The film is presented and narrated by al-Kubaisi, who travels to interview notable people for the documentary, "from Yemen to Cairo, and from Oslo to Paris". The film is described as a personal journey into the Muslim world, with liberal intellectuals who live with threats from Islamists, and to the leadership of the Muslim Brotherhood. The film claims to expose how the Muslim Brotherhood infiltrates Western society from within. Among the film's claims is that the use of the hijab, the 2005 French riots and the protests against the Jyllands-Posten Muhammad cartoons were orchestrated by the Muslim Brotherhood.

People interviewed or appearing in the film include Salih Al-Saremy, Mahdi Akif, Mohamed Refaat El-Saeed, Tarek Heggy, Karima Kamal, Gamal al-Banna, Fekry Abdul Muttalib, Sayyid Al-Qemany, Lafif Lakhdar, and Kamil Annajar.

==Reception==
The premiere at Vika cinema was followed by a panel consisting of Tarek Heggy, Lily Bandehy, Terje Tvedt, and al-Kubaisi, with Jon Hustad as the moderator.

At least four people who had been interviewed in the film, Gamal al-Banna, Karima Kamal, Mahdi Akef, and Mohamed Refaat El-Saeed, later claimed after being reached out to by newspaper Klassekampen that they had been grossly misrepresented in the documentary, and that they did not support a "conspiracy" about the Muslim Brotherhood's alleged influence in Europe.

The film was criticised by commentator Mohammad Usman Rana for being "conspiratorical" and "paranoid". Al-Kubaisi in turn claimed that Rana was a representative for the ideology of the Muslim Brotherhood in Norway. The film was also criticised in a review by Kjersti Nipen in Aftenposten for construing views of how the Muslim Brotherhood allegedly infiltrates Europe from within.

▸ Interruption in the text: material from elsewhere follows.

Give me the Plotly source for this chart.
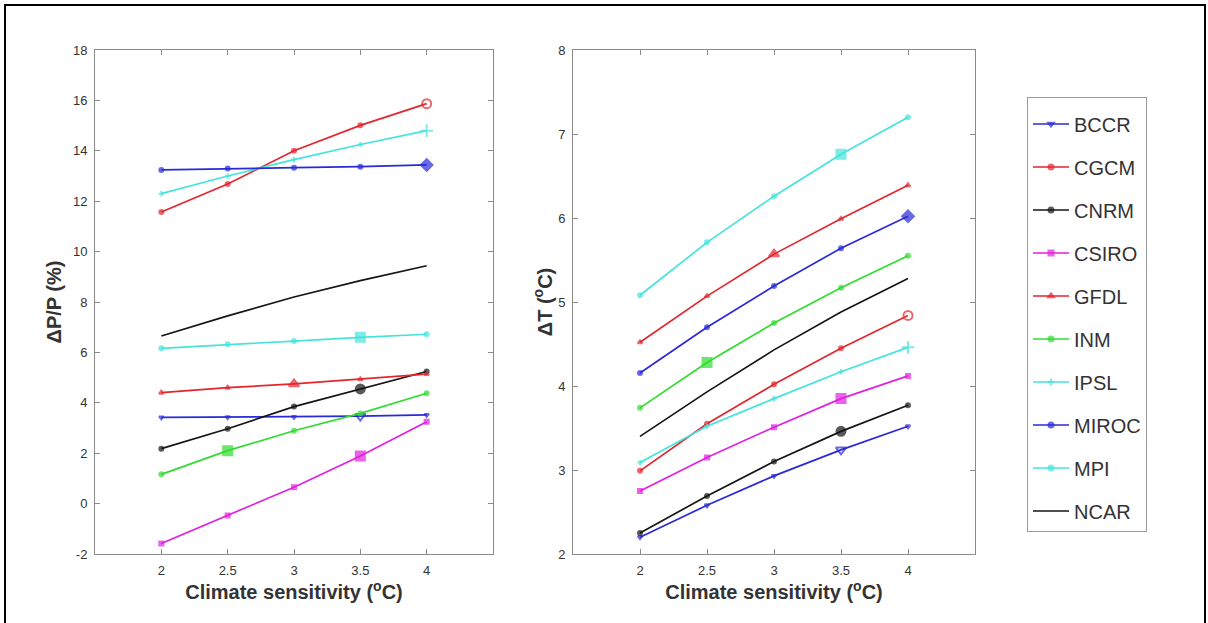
import plotly.graph_objects as go

# Climate sensitivity values (degC) shared by both panels
sensitivity = [2.0, 2.5, 3.0, 3.5, 4.0]

models = ["BCCR", "CGCM", "CNRM", "CSIRO", "GFDL", "INM", "IPSL", "MIROC", "MPI", "NCAR"]

# Precipitation change dP/P (%)
dpp_bccr = [3.42, 3.43, 3.44, 3.47, 3.52]
dpp_cgcm = [11.57, 12.68, 14.0, 15.01, 15.87]
dpp_cnrm = [2.18, 2.97, 3.85, 4.55, 5.24]
dpp_csiro = [-1.58, -0.47, 0.65, 1.89, 3.25]
dpp_gfdl = [4.4, 4.6, 4.75, 4.93, 5.14]
dpp_inm = [1.16, 2.1, 2.89, 3.58, 4.38]
dpp_ipsl = [12.3, 13.0, 13.65, 14.25, 14.8]
dpp_miroc = [13.24, 13.3, 13.33, 13.37, 13.44]
dpp_mpi = [6.16, 6.32, 6.45, 6.6, 6.72]
dpp_ncar = [6.65, 7.45, 8.2, 8.85, 9.44]

# Temperature change dT (degC)
dt_bccr = [2.2, 2.58, 2.93, 3.24, 3.52]
dt_cgcm = [2.99, 3.55, 4.02, 4.45, 4.84]
dt_cnrm = [2.25, 2.69, 3.1, 3.46, 3.77]
dt_csiro = [2.75, 3.15, 3.51, 3.85, 4.12]
dt_gfdl = [4.52, 5.07, 5.57, 5.99, 6.39]
dt_inm = [3.74, 4.28, 4.75, 5.17, 5.55]
dt_ipsl = [3.09, 3.52, 3.85, 4.17, 4.46]
dt_miroc = [4.155, 4.7, 5.19, 5.64, 6.02]
dt_mpi = [5.08, 5.71, 6.26, 6.76, 7.2]
dt_ncar = [3.4, 3.93, 4.43, 4.88, 5.28]

# Axis tick labels
xtick_vals = [2, 2.5, 3, 3.5, 4]
xtick_text = ["2", "2.5", "3", "3.5", "4"]
ytick_vals_p = [-2, 0, 2, 4, 6, 8, 10, 12, 14, 16, 18]
ytick_text_p = ["-2", "0", "2", "4", "6", "8", "10", "12", "14", "16", "18"]
ytick_vals_t = [2, 3, 4, 5, 6, 7, 8]
ytick_text_t = ["2", "3", "4", "5", "6", "7", "8"]

dpp = [dpp_bccr, dpp_cgcm, dpp_cnrm, dpp_csiro, dpp_gfdl,
       dpp_inm, dpp_ipsl, dpp_miroc, dpp_mpi, dpp_ncar]
dt = [dt_bccr, dt_cgcm, dt_cnrm, dt_csiro, dt_gfdl,
      dt_inm, dt_ipsl, dt_miroc, dt_mpi, dt_ncar]

colors = ["#2a2ad8", "#e3262e", "#151515", "#e020e0", "#e3262e",
          "#30dc30", "#44e4dc", "#2a2ad8", "#44e4dc", "#151515"]

# marker style per model: (symbol, highlighted symbol, index of highlighted point)
styles = [
    ("triangle-down", "triangle-down-open", 3),
    ("circle", "circle-open", 4),
    ("circle", "circle", 3),
    ("square", "square", 3),
    ("triangle-up", "triangle-up", 2),
    ("circle", "square", 1),
    ("cross-thin-open", "cross-thin-open", 4),
    ("circle", "diamond", 4),
    ("circle", "square", 3),
    (None, None, None),
]

fig = go.Figure()

for i, name in enumerate(models):
    sym, big_sym, big_idx = styles[i]
    for panel, (vals, xa, ya) in enumerate([(dpp[i], "x", "y"), (dt[i], "x2", "y2")]):
        if sym is None:
            mode = "lines"
            marker = None
        else:
            mode = "lines+markers"
            sizes = [4] * len(sensitivity)
            symbols = [sym] * len(sensitivity)
            sizes[big_idx] = 9
            symbols[big_idx] = big_sym
            marker = dict(symbol=symbols, size=sizes, color=colors[i],
                          line=dict(color=colors[i], width=2))
        fig.add_trace(go.Scatter(
            x=sensitivity, y=vals, name=name, mode=mode,
            line=dict(color=colors[i], width=1.7),
            marker=marker, xaxis=xa, yaxis=ya,
            legendgroup=name, showlegend=(panel == 0),
        ))

axis_common = dict(
    showline=True, linecolor="#8a8a8a", linewidth=1, mirror="ticks",
    ticks="inside", ticklen=5, tickcolor="#8a8a8a", showgrid=False,
    zeroline=False, ticklabelstandoff=4,
    tickfont=dict(family="Liberation Sans, Arial", size=13, color="#333"),
)
title_font = dict(family="Liberation Sans, Arial", size=20, color="#333")

fig.update_layout(
    width=1208, height=623,
    margin=dict(l=0, r=0, t=0, b=0, autoexpand=False),
    paper_bgcolor="white", plot_bgcolor="white",
    font=dict(family="Liberation Sans, Arial"),
    xaxis=dict(domain=[95 / 1208, 493 / 1208], range=[1.5, 4.5], anchor="y",
               tickvals=xtick_vals, ticktext=xtick_text,
               title=dict(text="<b>Climate sensitivity (<sup>o</sup>C)</b>", font=title_font, standoff=7),
               **axis_common),
    yaxis=dict(domain=[69 / 623, 573 / 623], range=[-2, 18], anchor="x",
               tickvals=ytick_vals_p, ticktext=ytick_text_p,
               title=dict(text="<b>ΔP/P (%)</b>", font=title_font, standoff=5),
               **axis_common),
    xaxis2=dict(domain=[573 / 1208, 975 / 1208], range=[1.5, 4.5], anchor="y2",
                tickvals=xtick_vals, ticktext=xtick_text,
                title=dict(text="<b>Climate sensitivity (<sup>o</sup>C)</b>", font=title_font, standoff=7),
                **axis_common),
    yaxis2=dict(domain=[69 / 623, 573 / 623], range=[2, 8], anchor="x2",
                tickvals=ytick_vals_t, ticktext=ytick_text_t,
                title=dict(text="<b>ΔT (<sup>o</sup>C)</b>", font=title_font, standoff=0),
                **axis_common),
    legend=dict(
        x=1027 / 1208, y=526 / 623, xanchor="left", yanchor="top",
        bgcolor="white", bordercolor="#9a9a9a", borderwidth=1,
        font=dict(family="Liberation Sans, Arial", size=20, color="#333"),
        title=dict(text=" ", font=dict(size=5)),
        tracegroupgap=14, itemwidth=36,
    ),
    shapes=[dict(type="rect", xref="paper", yref="paper",
                 x0=5 / 1208, x1=1205 / 1208, y0=-0.05, y1=618 / 623,
                 line=dict(color="black", width=2), fillcolor="rgba(0,0,0,0)")],
)

fig.write_html("out.html")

Politician for the Progress Party and refugee from Iran, Mazyar Keshvari supported the film in Aftenposten, saying that it exposed the plans of the Muslim Brotherhood to "Islamise" Europe through "massive immigration". Professor Unni Wikan also supported the documentary in a letter to the editor of Morgenbladet.

Clips from the film soon appeared in translated versions on YouTube and counter-jihadist websites after its release, and its showing on national television has been claimed by social anthropologist Sindre Bangstad to have mainstreamed the Eurabia conspiracy theory in Norway.